In this package, piecewise covariate values are simulated with dependence across segments using correlated normal draws.


3. Continuous-Time Multi-State Markov Model (CMM)

This framework captures transitions between a finite set of states where waiting times are exponentially distributed. With generator matrix ( Q ), the transition probability matrix is given by:

$$ P(t) = \exp(Qt) $$

Where:

  • ( Q ) is the rate matrix

  • ( P(t)_{ij} ) gives the probability of being in state j at time t given starting in state i


4. Time-Homogeneous Hidden Markov Model (THMM)

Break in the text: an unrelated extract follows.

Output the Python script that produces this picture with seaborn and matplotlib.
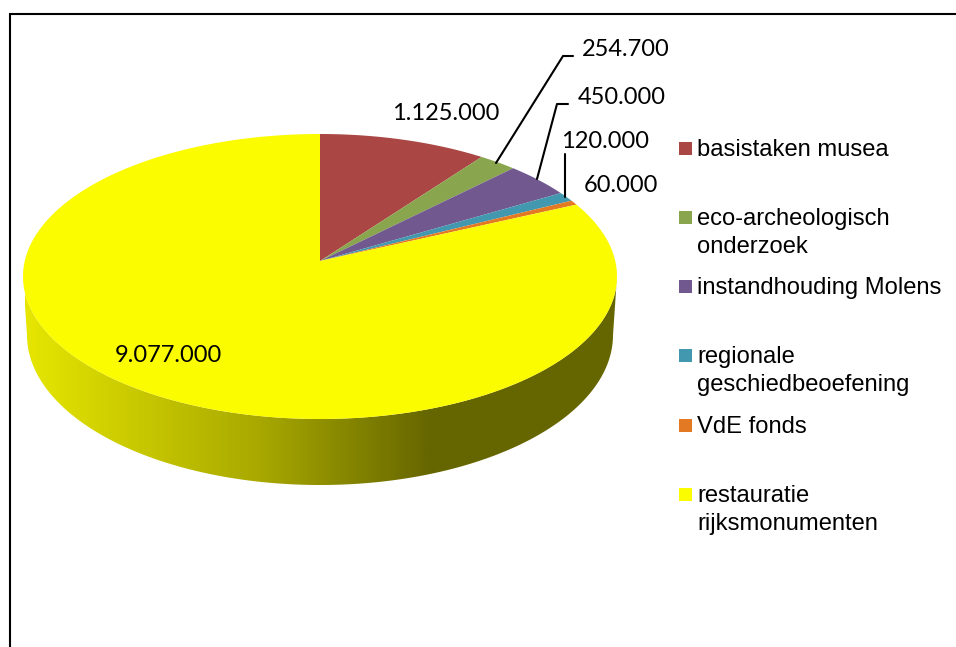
import numpy as np
import matplotlib
matplotlib.use("Agg")
import matplotlib.pyplot as plt
import seaborn as sns
from matplotlib.colors import LinearSegmentedColormap
from matplotlib.path import Path
from matplotlib.patches import Rectangle, PathPatch
from matplotlib.transforms import Affine2D

# --- data ---
categories = ["basistaken musea", "eco-archeologisch\nonderzoek", "instandhouding Molens",
              "regionale\ngeschiedbeoefening", "VdE fonds", "restauratie\nrijksmonumenten"]
values = [1125000, 254700, 450000, 120000, 60000, 9077000]
value_labels = ["1.125.000", "254.700", "450.000", "120.000", "60.000", "9.077.000"]
slice_colors = ["#AA4643", "#89A54E", "#71588F", "#4198AF", "#E37A23", "#FCFC00"]

# --- layout, in pixels of the 956x647 picture ---
CX, CY, RX, RY = 320, 276.5, 297, 142.5
APEX_Y = 261
LOW_CY, LOW_RX, LOW_RY = 335, 293, 150

sns.set_theme(style="white")
plt.rcParams["font.family"] = ["Liberation Sans", "DejaVu Sans"]
palette = sns.color_palette(slice_colors)

fig = plt.figure(figsize=(9.56, 6.47), dpi=100)

# perspective of the tilted disc: unit circle -> ellipse, centre moves up to the apex
SHIFT = (CY - APEX_Y) / RY
K = SHIFT


def tilt(verts):
    w = 1 + K * verts[:, 1]
    x = verts[:, 0] * np.sqrt(1 - K ** 2) / w
    y = (verts[:, 1] + SHIFT) / w
    return np.column_stack([x, y])


# pie axes: one unit = the ellipse radius, so the pie comes out flattened
ax = fig.add_axes([0, 0, 1, 1])
wedges, _ = ax.pie(values, colors=palette, startangle=90, counterclock=False,
                   wedgeprops={"linewidth": 0})
ax.set_aspect("auto")

up = Affine2D().scale(2000)
for w in wedges:
    # flatten the arc first so it stays on the ellipse after the tilt
    poly = w.get_path().to_polygons(transform=up, closed_only=True)[0] / 2000
    w._path = Path(tilt(poly), closed=True)

# side of the disc, shaded left to right
t = np.linspace(np.pi, 2 * np.pi, 240)
side_top = np.column_stack([np.cos(t), np.sin(t)])
side_low = np.column_stack([np.cos(t) * LOW_RX / RX,
                            np.sin(t) * LOW_RY / RY - (LOW_CY - CY) / RY])
side_path = Path(np.vstack([side_top, side_low[::-1], side_top[:1]]), closed=True)
side_cmap = LinearSegmentedColormap.from_list(
    "side", [(0, "#E6E600"), (235 / 594, "#A8A800"), (405 / 594, "#666600"), (1, "#666600")])
img = ax.imshow(np.linspace(0, 1, 600)[None, :], cmap=side_cmap, aspect="auto",
                extent=[(25 - CX) / RX, (619 - CX) / RX, -1.6, 0.1], zorder=0.5,
                interpolation="bilinear")
img.set_clip_path(PathPatch(side_path, transform=ax.transData))

ax.set_xlim(-CX / RX, (956 - CX) / RX)
ax.set_ylim((CY - 647) / RY, CY / RY)

# overlay in picture pixels for frame, labels and legend
ov = fig.add_axes([0, 0, 1, 1])
ov.set_xlim(0, 956)
ov.set_ylim(647, 0)
ov.axis("off")
ov.patch.set_alpha(0)

ov.plot([10, 10, 956], [647, 14, 14], color="black", lw=1.5, solid_joinstyle="miter")

# value labels
label_pos = [(446, 114), (626, 50), (622, 97), (605, 142), (621, 186), (168.5, 355)]
for txt, (x, y) in zip(value_labels, label_pos):
    ov.text(x, y, txt, family="Lato", fontsize=17, color="black",
            ha="center", va="center")

# leader lines
ov.plot([573, 563, 496], [56, 56, 163], color="black", lw=1.5)
ov.plot([568, 557, 537], [104, 104, 179], color="black", lw=1.5)
ov.plot([565, 565], [154, 197], color="black", lw=1.5)

# legend, spaced by hand as in the original
legend_y = [148, 217, 286, 355, 425, 494]
for cat, col, y in zip(categories, palette, legend_y):
    ov.add_patch(Rectangle((679, y - 6.5), 13, 13, facecolor=col, edgecolor="none"))
    ov.text(697, y - 9, cat, fontsize=17.15, color="black", ha="left", va="top",
            linespacing=1.36)

fig.savefig("out.png", dpi=100)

This model handles situations where the process evolves through unobserved states that generate the observed responses. It simulates observed states with latent transitions.

Let:

  • ( S_t ) be the latent state at time t

  • ( Y_t ) be the observed variable conditional on ( S_t )

The transition structure is governed by a homogeneous Markov chain with transition matrix ( P ), and emissions are Gaussian:

$$ Y_t \mid S_t = k \sim \mathcal{N}(\mu_k, \sigma_k^2) $$


5. Accelerated Failure Time (AFT) Models

These fully parametric models relate covariates to the logarithm of the survival time. They assume the effect of a covariate speeds up or slows down the event time directly, rather than acting on the hazard.

Log-Normal AFT

The model assumes:

$$ \log(T_i) = X_i \beta + \varepsilon_i, \quad \varepsilon_i \sim \mathcal{N}(0, \sigma^2) $$

Thus:

$$ T_i \sim \text{Log-Normal}(X_i \beta, \sigma^2) $$

The survival function is:

$$ S(t \mid X) = 1 - \Phi\left(\frac{\log(t) - X \beta}{\sigma}\right) $$

Where:

  • ( \Phi ) is the standard normal cumulative distribution function (CDF)

This model is especially useful when the proportional hazards assumption is not valid and provides interpretable effects in the time domain.

Notes

All models support censoring:

  • Uniform: ( C_i \sim U(0, \text{cens_par}) )

  • Exponential: ( C_i \sim \text{Exp}(\text{cens_par}) )

6. Competing Risks Models

These models handle scenarios where several distinct failure types can occur. Each cause has its own hazard function, and the observed status indicates which event occurred (1, 2, …). The package includes constant-hazard and Weibull-hazard versions.

7. Mixture Cure Models

These models posit that a subset of the population is cured and will never experience the event of interest. The generator mixes a logistic cure component with an exponential hazard for the uncured, returning a cured indicator column alongside the usual time and status.

8. Piecewise Exponential Model

Here the baseline hazard is assumed constant within each of several user-specified intervals. This allows flexible hazard shapes over time while remaining easy to simulate.